The club became a favorite spot for politicians to mingle, and it hosted the Democratic National Convention kickoff party in 2000 with Bill Clinton and Al Gore attending. It hosted the Latin Grammys after the 9/11 attacks canceled plans at the Forum.
When the club migrated to the freshly constructed L.A. Live after a two-year hiatus, what had been an intimate spot for music discovery turned into a gleaming showcase for Latin music at the heart of downtown’s sports and music megaplex. “Our first venue was a hole in the wall,” said Gluckstein, fondly. “Despite the trappings of L.A. Live, how clean and industrial this complex is, we dreamt big.”
Oscar Hernandez, leader of the Spanish Harlem Orchestra, came on as music director. The venue also diversified from its salsa roots, giving the actor Jamie Foxx’s R&B band a long-standing residency, and booking early gigs from Ed Sheeran and Avicii. As the wave of reggaeton and música urbana began to crest, the Conga Room booked some of the first L.A. shows for Maluma, J Balvin and Bad Bunny.
“Bad Bunny canceled his tour’s club dates the day after our venue,” Gluckstein said. “We were really advanced. You never saw him in a club again.”
“The music changes, that’s the beauty,” Smits said. “Latinos like how the influence of the older styles of music gets mixed in. We’ve tried to preserve those tropical nights, but to give exposure to different genres of Latin music. When it started with reggaeton and how hip-hop influenced the whole way this music is perceived, we adapted.”
Yet the club’s prospects dimmed, like it did for so many others, when the pandemic hit.

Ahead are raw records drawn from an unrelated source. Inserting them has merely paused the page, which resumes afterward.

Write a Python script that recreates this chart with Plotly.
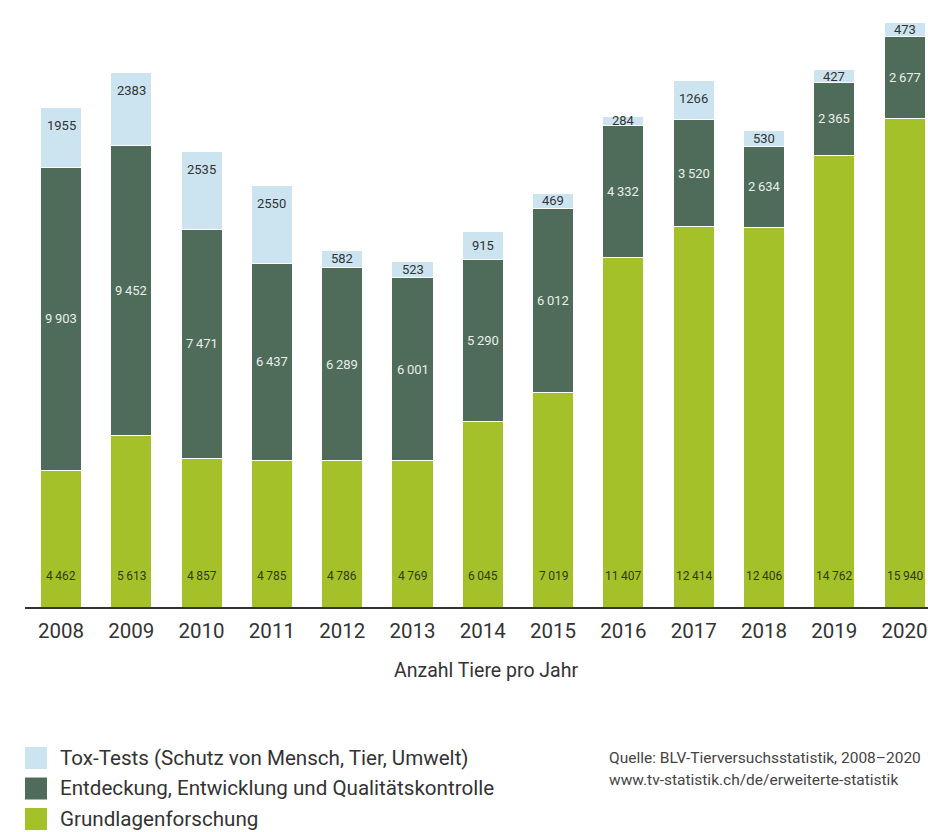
import plotly.graph_objects as go

years = [2008, 2009, 2010, 2011, 2012, 2013, 2014, 2015, 2016, 2017, 2018, 2019, 2020]
grundlagen = [4462, 5613, 4857, 4785, 4786, 4769, 6045, 7019, 11407, 12414, 12406, 14762, 15940]
entwicklung = [9903, 9452, 7471, 6437, 6289, 6001, 5290, 6012, 4332, 3520, 2634, 2365, 2677]
tox = [1955, 2383, 2535, 2550, 582, 523, 915, 469, 284, 1266, 530, 427, 473]

names = ["Grundlagenforschung",
         "Entdeckung, Entwicklung und Qualitätskontrolle",
         "Tox-Tests (Schutz von Mensch, Tier, Umwelt)"]
colors = ["#a5c12a", "#4f6b5a", "#cbe4f0"]
source_lines = ["Quelle: BLV-Tierversuchsstatistik, 2008–2020",
                "www.tv-statistik.ch/de/erweiterte-statistik"]

W, H = 928, 832
ML, MB = 25, 225
PLOT_H = H - MB          # 607 px
PLOT_W = W - ML          # 903 px
UNITS_PER_PX = 32.66
YMAX = PLOT_H * UNITS_PER_PX
STEP_PX = 70.3
X0 = years[0] - 36 / STEP_PX
X1 = X0 + PLOT_W / STEP_PX
FONT = "Roboto, Lato, sans-serif"

def fmt(v):
    s = f"{v:,}"
    return s.replace(",", "\u2009")

fig = go.Figure()
for vals, name, col in zip([grundlagen, entwicklung, tox], names, colors):
    fig.add_trace(go.Bar(x=years, y=vals, name=name, width=0.585,
                         marker=dict(color=col, line=dict(color="white", width=1)),
                         showlegend=False, hoverinfo="x+y+name"))

ann = []
px = UNITS_PER_PX
for i, yr in enumerate(years):
    g, e, t = grundlagen[i], entwicklung[i], tox[i]
    ann.append(dict(x=yr, y=31 * px, text=fmt(g), showarrow=False, xref="x", yref="y",
                    font=dict(size=12, color="#2e3a1a", family=FONT)))
    ann.append(dict(x=yr, y=g + e / 2, text=fmt(e), showarrow=False, xref="x", yref="y",
                    font=dict(size=13, color="#e8efe9", family=FONT)))
    top = g + e + t
    ty = max(top - 18 * px, g + e + t / 2)
    ann.append(dict(x=yr, y=ty, text=str(t), showarrow=False, xref="x", yref="y",
                    font=dict(size=13, color="#333333", family=FONT)))

def py(Y):
    return (PLOT_H - Y) / PLOT_H

def pxp(X):
    return (X - ML) / PLOT_W

ann.append(dict(x=pxp(486), y=py(670), xref="paper", yref="paper", text="Anzahl Tiere pro Jahr",
                xanchor="center", yanchor="middle",
                showarrow=False, font=dict(size=19.5, color="#333333", family=FONT)))

shapes = []
legend_order = [2, 1, 0]
for k, idx in enumerate(legend_order):
    yc = 758 + k * 30.5
    shapes.append(dict(type="rect", xref="paper", yref="paper",
                       x0=pxp(25), x1=pxp(47), y0=py(yc + 11), y1=py(yc - 11),
                       fillcolor=colors[idx], line=dict(width=0)))
    ann.append(dict(x=pxp(58), y=py(yc), xref="paper", yref="paper", text=names[idx],
                    xanchor="left", yanchor="middle", showarrow=False,
                    font=dict(size=20.6, color="#333333", family=FONT)))

for k, line in enumerate(source_lines):
    ann.append(dict(x=pxp(607), y=py(758 + k * 22), xref="paper", yref="paper", text=line,
                    xanchor="left", yanchor="middle", showarrow=False,
                    font=dict(size=15.5, color="#444444", family=FONT)))

fig.update_layout(
    width=W, height=H, barmode="stack",
    margin=dict(l=ML, r=0, t=0, b=MB, pad=0),
    paper_bgcolor="white", plot_bgcolor="white",
    xaxis=dict(range=[X0, X1], tickmode="array", tickvals=years,
               ticktext=[str(y) for y in years], showgrid=False, zeroline=False,
               showline=True, linecolor="#333333", linewidth=1.5, ticks="",
               ticklabelstandoff=5, ticklabeloverflow="allow",
               tickfont=dict(size=20.5, color="#333333", family=FONT)),
    yaxis=dict(range=[0, YMAX], visible=False, showgrid=False, zeroline=False),
    annotations=ann, shapes=shapes, font=dict(family=FONT),
)

fig.write_html("out.html")
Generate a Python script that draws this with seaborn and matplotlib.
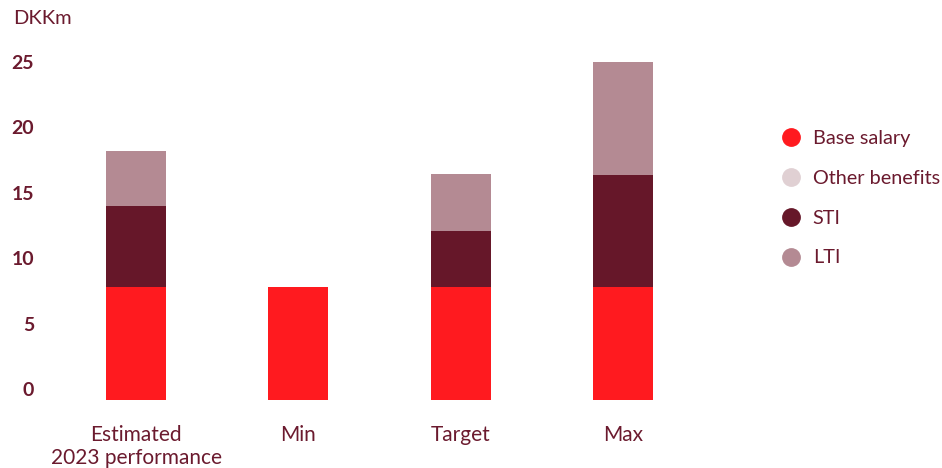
import matplotlib
matplotlib.use("Agg")
import matplotlib.pyplot as plt
from matplotlib.lines import Line2D
import seaborn as sns
import pandas as pd
import numpy as np

categories = ["Estimated\n2023 performance", "Min", "Target", "Max"]
base_salary = [7.8, 7.8, 7.8, 7.8]
other_benefits = [0.0, 0.0, 0.0, 0.0]
sti = [6.2, 0.0, 4.3, 8.6]
lti = [4.2, 0.0, 4.35, 8.6]
series_names = ["Base salary", "Other benefits", "STI", "LTI"]
colors = ["#ff1a1f", "#e0d0d3", "#661729", "#b48a93"]
text_color = "#6b1a2e"
yticks = [0, 5, 10, 15, 20, 25]

sns.set_theme(style="white")
plt.rcParams["font.family"] = ["Lato", "DejaVu Sans"]

df = pd.DataFrame({
    "category": categories,
    "Base salary": base_salary,
    "Other benefits": other_benefits,
    "STI": sti,
    "LTI": lti,
})
cum = df[series_names].cumsum(axis=1)

fig = plt.figure(figsize=(9.42, 4.68), dpi=100)
ymin = -0.84
ax_bottom = (468 - 400) / 468
ax_height = (25.6 - ymin) * 13.08 / 468
ax = fig.add_axes([55 / 942, ax_bottom, 649 / 942, ax_height])

for name, col in reversed(list(zip(series_names, colors))):
    sns.barplot(x=df["category"], y=cum[name], color=col, width=0.37,
                saturation=1, ax=ax, order=categories, linewidth=0,
                edgecolor="none")

ax.set_xlim(-0.5, 3.5)
ax.set_ylim(ymin, 25.6)
ax.set_yticks(yticks)
ax.set_yticklabels([str(t) for t in yticks], fontsize=14, fontweight="bold",
                   color=text_color)
ax.tick_params(axis="y", length=0, pad=15)
ax.tick_params(axis="x", length=0, pad=18, labelsize=15, labelcolor=text_color)
ax.set_xlabel("")
ax.set_ylabel("")
for s in ax.spines.values():
    s.set_visible(False)

# Bars start at the axis floor as in the reference
for p in ax.patches:
    if abs(p.get_y()) < 1e-9:
        h = p.get_height()
        p.set_y(ymin)
        p.set_height(h - ymin)

fig.text(13 / 942, 1 - 18 / 468, "DKKm", fontsize=14.5, color=text_color,
         va="center", ha="left")

handles = [Line2D([0], [0], marker="o", linestyle="", markersize=12.5,
                  markerfacecolor=c, markeredgecolor=c) for c in colors]
leg = fig.legend(handles, series_names, loc="upper left",
                 bbox_to_anchor=(771 / 942, 1 - 122 / 468), frameon=False,
                 fontsize=14.3, labelspacing=1.15, handletextpad=0.5,
                 handlelength=1.2, borderaxespad=0)
for t in leg.get_texts():
    t.set_color(text_color)

fig.savefig("out.png", dpi=100)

“We were killing it before the pandemic. Our club nights were off the charts, and we were booking a lot of events,” Gluckstein said.

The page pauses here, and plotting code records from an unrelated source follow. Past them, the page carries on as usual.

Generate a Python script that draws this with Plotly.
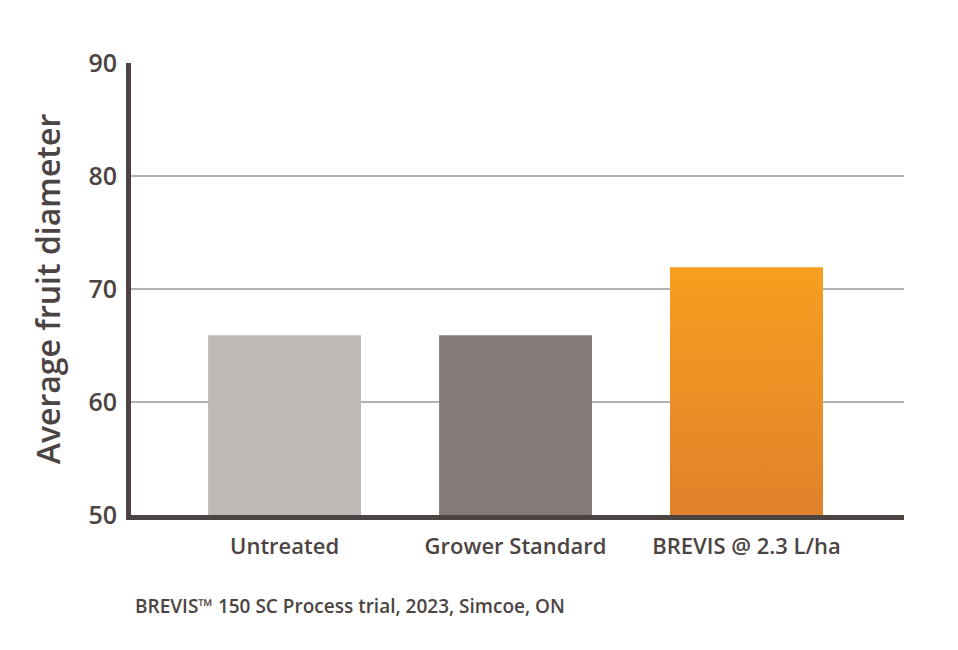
import plotly.graph_objects as go

categories = ["Untreated", "Grower Standard", "BREVIS @ 2.3 L/ha"]
values = [65.9, 65.9, 71.9]
bar_colors = ["#bfb9b8", "#857b79", "#ec9224"]
y_ticks = [50, 60, 70, 80, 90]
y_title = "Average fruit diameter"
footnote = "BREVIS™ 150 SC Process trial, 2023, Simcoe, ON"

dark = "#4b4442"
font_family = "Open Sans"
bar_width = 0.662
y_min, y_max = 50, 90

fig = go.Figure()
fig.add_trace(go.Bar(
    x=list(range(len(categories))),
    y=values,
    width=bar_width,
    marker=dict(color=bar_colors, line=dict(width=0)),
    hoverinfo="skip",
))

# vertical gradient overlay for the highlighted (last) bar, derived from its value
hi = len(categories) - 1
hv = values[hi]
fig.add_trace(go.Scatter(
    x=[hi - bar_width / 2, hi + bar_width / 2, hi + bar_width / 2, hi - bar_width / 2, hi - bar_width / 2],
    y=[y_min, y_min, hv, hv, y_min],
    mode="lines", line=dict(width=0),
    fill="toself",
    fillgradient=dict(type="vertical", colorscale=[[0, "#e0822b"], [1, "#f69f1f"]]),
    hoverinfo="skip",
))

L, R, T, B = 123, 62, 55, 143
fig.update_layout(
    width=958, height=650,
    margin=dict(l=L, r=R, t=T, b=B),
    paper_bgcolor="white", plot_bgcolor="white",
    showlegend=False,
    font=dict(family=font_family, color=dark),
    xaxis=dict(
        range=[-0.665, 2.682],
        tickmode="array",
        tickvals=list(range(len(categories))),
        ticktext=categories,
        tickfont=dict(size=22, weight=600, color=dark),
        showgrid=False,
        showline=True, linecolor=dark, linewidth=5,
        ticks="", ticklen=0, ticklabelstandoff=8,
        zeroline=False,
    ),
    yaxis=dict(
        range=[y_min, y_max],
        tickvals=y_ticks,
        tickfont=dict(size=25, weight=600, color=dark),
        showgrid=True, gridcolor="#b3b0b0", gridwidth=1.5,
        showline=True, linecolor=dark, linewidth=5,
        ticks="", ticklabelstandoff=4,
        zeroline=False,
        title=dict(text=y_title, font=dict(size=32, weight=600, color=dark), standoff=20),
    ),
    annotations=[dict(
        text=footnote,
        x=(125 - L) / (958 - L - R), y=(650 - B - 598) / (650 - T - B),
        xref="paper", yref="paper",
        showarrow=False, xanchor="left", yanchor="middle",
        font=dict(size=19, weight=600, color=dark, family=font_family),
    )],
)
fig.write_html("out.html")
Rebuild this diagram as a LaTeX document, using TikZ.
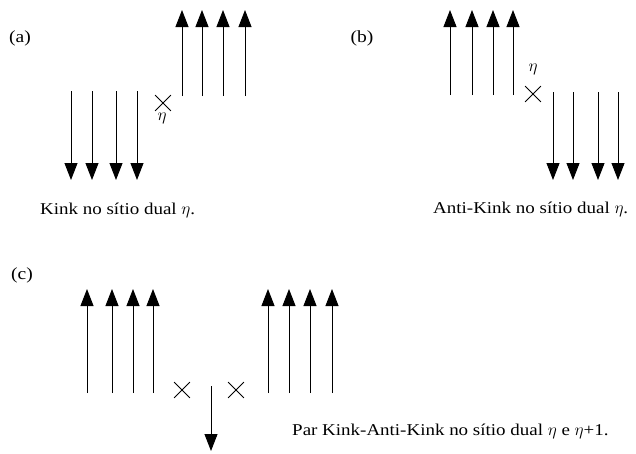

But they returned to find younger fans’ nightlife habits had changed, right as acts like Bad Bunny were headlining Coachella and Mexican music acts like Peso Pluma and Fuerza Regida became megastars on TikTok.
“Artists are having a hard time making a living other than what they’re getting paid to do concerts. So that ratchets up the price to make tours more viable,” Gluckstein said. “I think it’s become talent-based and not club-centric. Kids aren’t going to big dance halls as much. If they do see a Latin concert, they’re going to the Forum.”
Gluckstein said that after 25 years running nightclubs, he wanted to concentrate more on his youth charity, Conga Kids, which brings Latin music and dance classes to 50,000 local youth. But first he will memorialize one of the foundational venues in modern Latin music.
At the Wednesday party, Gov. Gavin Newsom will appear in a sendoff video, and a who’s-who of politicians including Sen. Alex Padilla, former Mayor Antonio Villaraigosa and state education Superintendent Tony Thurmond will speak. Gilberto Santa Rosa, fondly known as “El Caballero de la Salsa,” will lead a 16-piece orchestra, and the night will wrap with a jam session led by Jerry Rivera (“El Bebé de la Salsa”) and Santana’s singer, Andy Vargas.
Latin music is at its most exciting zenith in U.S. since the late ‘90s, when the Conga Room debuted. Gluckstein and Smits said they’ll part ways with the venue with no regrets. But who will take the papaya bar home?
Gluckstein laughed and said maybe he would. ”Only if we have enough ground in our backyard and it can deal with rain,” he said. “It’s a fickle city.”